Instructions to follow:
Begin with the first line of the material and write out each line exactly, ending with the line that contains "LINE_FS = 13". Pictures are not part of the copy.

Data block:
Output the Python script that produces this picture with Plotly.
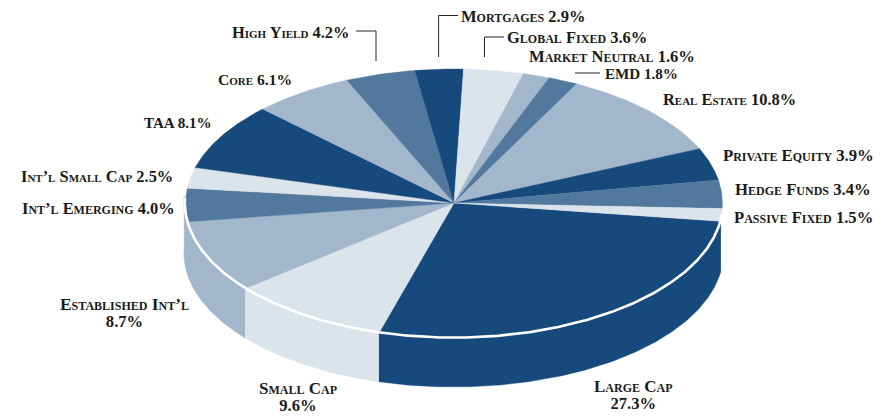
import numpy as np
import plotly.graph_objects as go

# ---- data (clockwise from Large Cap) ----
categories = ["Large Cap", "Small Cap", "Established Int’l", "Int’l Emerging", "Int’l Small Cap",
              "TAA", "Core", "High Yield", "Mortgages", "Global Fixed", "Market Neutral", "EMD",
              "Real Estate", "Private Equity", "Hedge Funds", "Passive Fixed"]
values = [27.3, 9.6, 8.7, 4.0, 2.5, 8.1, 6.1, 4.2, 2.9, 3.6, 1.6, 1.8, 10.8, 3.9, 3.4, 1.5]

# ---- styles ----
DARK, MID, SOFT, PALE = "#174A7C", "#52789E", "#A2B6CC", "#DBE3EB"
slice_colors = [DARK, PALE, SOFT, MID, PALE, DARK, SOFT, MID, DARK, PALE, SOFT, MID, SOFT, DARK, MID, PALE]
TEXT = "#1a1a1a"
FONT = "Liberation Serif"
FS = 16.6
LINE_FS = 13  # base size of two-line labels: sets their tighter line spacing

# ---- geometry (axes scaled so one unit is one page pixel; the page body has an 8px margin) ----
W, H, PAGE_MARGIN = 892, 417, 8
CX, CY, RX, RY = 454.0, 203.0, 268.4, 134.0
SCX, SRX, DEPTH = 453.6, 269.8, 50.0
START = -7.8  # degrees, ccw from east, slices run clockwise
SIDE_COUNT = 3  # slices whose wall is visible
SIDE_END = -183.0
RING = (-5.0, -182.0)


def arc(cx, cy, rx, ry, a0, a1):
    n = max(int(abs(a1 - a0) * 2), 2)
    t = np.radians(np.linspace(a0, a1, n))
    return cx + rx * np.cos(t), cy - ry * np.sin(t)


fig = go.Figure()
spans = np.array(values) / sum(values) * 360.0
edges = START - np.concatenate([[0], np.cumsum(spans)])


def poly(x, y, color):
    fig.add_trace(go.Scatter(x=x, y=y, mode="lines", fill="toself", fillcolor=color,
                             line=dict(width=0.4, color=color), hoverinfo="skip", showlegend=False))


# side walls
for i in range(SIDE_COUNT):
    a0 = edges[i]
    a1 = edges[i + 1] if i < SIDE_COUNT - 1 else SIDE_END
    xt, yt = arc(SCX, CY, SRX, RY, a0, a1)
    xb, yb = arc(SCX, CY + DEPTH, SRX, RY, a1, a0)
    poly(np.r_[xt, xb], np.r_[yt, yb], slice_colors[i])

# top face
for i in range(len(values)):
    xa, ya = arc(CX, CY, RX, RY, edges[i], edges[i + 1])
    poly(np.r_[CX, xa, CX], np.r_[CY, ya, CY], slice_colors[i])

# white rim
xr, yr = arc(CX - 0.2, CY, RX + 0.6, RY + 0.6, *RING)
fig.add_trace(go.Scatter(x=xr, y=yr, mode="lines", line=dict(color="white", width=2.6),
                         hoverinfo="skip", showlegend=False))

# callout leaders
leader_x = [[356, 376, 376], [438.6, 438.6, 458], [484.5, 484.5, 504], [575, 600]]
leader_y = [[31, 31, 61], [57, 15.5, 15.5], [57, 37, 37], [73, 73]]
for lx, ly in zip(leader_x, leader_y):
    fig.add_trace(go.Scatter(x=lx, y=ly, mode="lines", line=dict(color="#222222", width=1),
                             hoverinfo="skip", showlegend=False))

# single-line labels: x, y (middle), font size
inline_pos = {
    "Int’l Emerging": (22, 208, 16.45), "Int’l Small Cap": (21, 176, 16.4), "TAA": (144, 123, 15.1),
    "Core": (218, 79, 15.6), "High Yield": (232, 32, 16.4), "Mortgages": (461, 16, 16.5),
    "Global Fixed": (507, 37, 16.5), "Market Neutral": (529, 56, 16.6), "EMD": (605, 74, 15.1),
    "Real Estate": (663, 99, 16.4), "Private Equity": (723, 155, 16.7), "Hedge Funds": (735, 189, 16.7),
    "Passive Fixed": (734, 217, 16.6),
}
# two-line labels: x, y (middle), name font size
stacked_pos = {
    "Large Cap": (633, 394.5, 17.0), "Small Cap": (298, 397, 17.0),
    "Established Int’l": (124, 312.5, 17.4),
}


def label(x, y, text, anchor, size):
    fig.add_annotation(x=x, y=y, xref="x", yref="y", text=text, showarrow=False,
                       xanchor=anchor, yanchor="middle", align="center", borderpad=0, borderwidth=0,
                       font=dict(family=FONT, size=size, color=TEXT, weight=700, variant="small-caps"))


for name, v in zip(categories, values):
    if name in stacked_pos:
        x, y, size = stacked_pos[name]
        text = (f'<span style="font-size:{size}px">{name}</span><br>'
                f'<span style="font-size:{FS}px">{v:.1f}%</span>')
        label(x, y, text, "center", LINE_FS)
    else:
        x, y, size = inline_pos[name]
        label(x, y, f"{name} {v:.1f}%", "left", size)

fig.update_xaxes(range=[PAGE_MARGIN, W], visible=False, fixedrange=True)
fig.update_yaxes(range=[H, PAGE_MARGIN], visible=False, fixedrange=True)
fig.update_layout(width=W - PAGE_MARGIN, height=H - PAGE_MARGIN, margin=dict(l=0, r=0, t=0, b=0),
                  paper_bgcolor="white", plot_bgcolor="white", showlegend=False)
fig.write_html("out.html", config={"displayModeBar": False})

Reply to the task:
Output the Python script that produces this picture with Plotly.
import numpy as np
import plotly.graph_objects as go

# ---- data (clockwise from Large Cap) ----
categories = ["Large Cap", "Small Cap", "Established Int’l", "Int’l Emerging", "Int’l Small Cap",
              "TAA", "Core", "High Yield", "Mortgages", "Global Fixed", "Market Neutral", "EMD",
              "Real Estate", "Private Equity", "Hedge Funds", "Passive Fixed"]
values = [27.3, 9.6, 8.7, 4.0, 2.5, 8.1, 6.1, 4.2, 2.9, 3.6, 1.6, 1.8, 10.8, 3.9, 3.4, 1.5]

# ---- styles ----
DARK, MID, SOFT, PALE = "#174A7C", "#52789E", "#A2B6CC", "#DBE3EB"
slice_colors = [DARK, PALE, SOFT, MID, PALE, DARK, SOFT, MID, DARK, PALE, SOFT, MID, SOFT, DARK, MID, PALE]
TEXT = "#1a1a1a"
FONT = "Liberation Serif"
FS = 16.6
LINE_FS = 13  # base size of two-line labels: sets their tighter line spacing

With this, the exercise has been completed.